Le champagne me ramène à la réalité du moment et plus tard, une fondue
apportera sa contribution au chapitre "moral des troupes". Dans
la soirée, la solution à mes préoccupations est trouvée: je sortirai à dos
de mulet, ce qui fait beaucoup rire les copains. Je négocie la mule séance
tenante, mais personne ne veut me fixer le prix. Les "gauchos"
attendent de voir ce que nous aurons à troquer demain pour mieux déterminer
leur prix. De mon côté, je vends une laine polaire et des sachets de
nourriture lyophilisée à deux andinistes mexicains. J’offre ma
deuxième polaire à Bruno... avant de la lui réemprunter, car il fait froid
et je n'ai plus rien de chaud à me mettre.
Le lendemain, après avoir démonté le camp, chargé les mules, salué tout le
monde, je prends place sur le dos d’un mulet pour une
véritable partie de plaisir: 5 heures de petit trot sur un semblant de
selle en cuir. Au début, tout va bien. Cavaler dans la pampa avec un
gaucho, c’est grisant. Mais après quelques heures, les fesses
commencent à chauffer, les nerfs aussi. Impossible de mettre cette satanée
mule au galop! Alors je trotte, pour ne pas dire trottine. Comme j’ai
mal aux pieds, je ne peux pas m’appuyer sur mes étriers et je ramasse
tout sur les fesses et dans le bas du dos. Déjà blessé aux pieds et au
mollet, je me retrouve maintenant avec un dos et des fesses en compote.

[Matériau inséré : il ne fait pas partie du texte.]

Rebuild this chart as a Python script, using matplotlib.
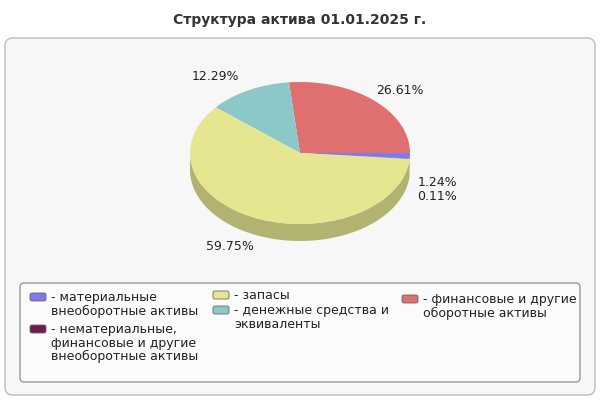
import numpy as np
import matplotlib
matplotlib.use("Agg")
import matplotlib.pyplot as plt
from matplotlib.patches import Polygon, FancyBboxPatch
from matplotlib.colors import to_rgb

title = "Структура актива 01.01.2025 г."
labels = ["- нематериальные,\nфинансовые и другие\nвнеоборотные активы",
          "- материальные\nвнеоборотные активы",
          "- финансовые и другие\nоборотные активы",
          "- денежные средства и\nэквиваленты",
          "- запасы"]
values = [0.11, 1.24, 26.61, 12.29, 59.75]
colors = ["#6e1a50", "#7b7bef", "#e07070", "#8cc8c8", "#e6e691"]
pct_text = ["0.11%", "1.24%", "26.61%", "12.29%", "59.75%"]
pct_pos = [(437, 196), (437, 183), (400, 90), (215, 76), (230, 247)]

CX, CY, RX, RY, DEPTH = 300, 153, 110, 71, 17
START = -4.9

fig = plt.figure(figsize=(6, 4), dpi=100)
ax = fig.add_axes([0, 0, 1, 1])
ax.set_xlim(0, 600); ax.set_ylim(400, 0); ax.axis("off")

ax.text(300, 20, title, ha="center", va="center", fontsize=10, fontweight="bold", color="#333333")
ax.add_patch(FancyBboxPatch((5, 38), 590, 357, boxstyle="round,pad=0,rounding_size=8",
                            fc="#f7f7f7", ec="#bbbbbb", lw=1))


def pt(t, dy=0):
    r = np.radians(t)
    return CX + RX * np.cos(r), CY - RY * np.sin(r) + dy


angles = START + np.concatenate([[0], np.cumsum(values)]) * 3.6
# side walls (front half only)
for i, c in enumerate(colors):
    a1, a2 = angles[i], angles[i + 1]
    for off in (0, 360):
        lo, hi = max(a1, 180 + off), min(a2, 360 + off)
        if lo < hi:
            ts = np.linspace(lo, hi, 60)
            top = [pt(t) for t in ts]
            bot = [pt(t, DEPTH) for t in ts[::-1]]
            side = tuple(0.78 * np.array(to_rgb(c)))
            ax.add_patch(Polygon(top + bot, closed=True, fc=side, ec="none"))
# top faces
for i, c in enumerate(colors):
    ts = np.linspace(angles[i], angles[i + 1], 100)
    ax.add_patch(Polygon([(CX, CY)] + [pt(t) for t in ts], closed=True, fc=c, ec="none"))

for s, (x, y) in zip(pct_text, pct_pos):
    ax.text(x, y, s, ha="center", va="center", fontsize=9, color="#222222")

# legend
ax.add_patch(FancyBboxPatch((20, 283), 560, 99, boxstyle="round,pad=0,rounding_size=4",
                            fc="#fbfbfb", ec="#999999", lw=1))
leg = [(1, 30, 297), (0, 30, 329), (4, 213, 295), (3, 213, 310), (2, 402, 299)]
for i, x, y in leg:
    ax.add_patch(FancyBboxPatch((x, y - 4), 16, 8, boxstyle="round,pad=0,rounding_size=2",
                                fc=colors[i], ec="#666666", lw=0.6))
    ax.text(x + 21, y - 6, labels[i], ha="left", va="top", fontsize=9,
            color="#222222", linespacing=1.05)

fig.savefig("out.png", dpi=100)
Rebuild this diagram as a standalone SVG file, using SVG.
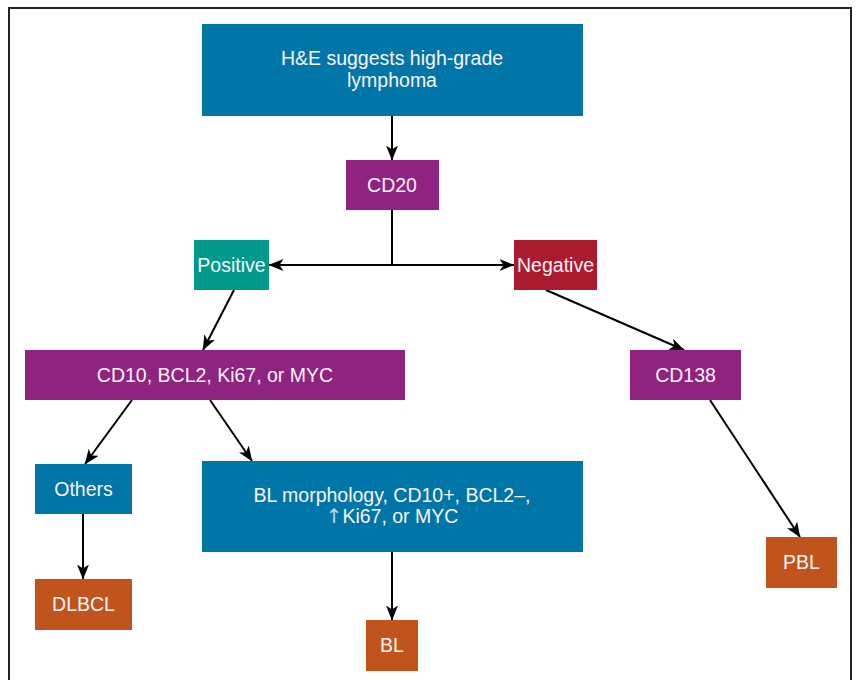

Faites de la montagne, c’est génial!
A Puente del Inca je retrouve des copains hilares. Partis deux heures avant
moi, je n’aurai jamais réussi à les rattrapper. Retour à la case
départ. Une bière et un super lomo nous renvoient d’un seul
coup deux semaines en arrière. Ensuite, c’est un peu plus flou. Nous
sommes revenus à Mendoza, puis à Buenos Aires où nous avons fait la
fête… mais ça c’est une autre histoire.
P.S. Stéphane, on l’a vu, ne s’est jamais senti bien
lors des séjours à Nido. Fait étrange, alors que tout allait bien par la
suite, Stéphane a déclenché un oedème pulmonaire à son retour en Suisse, 5
jours après son dernier séjour en altitude.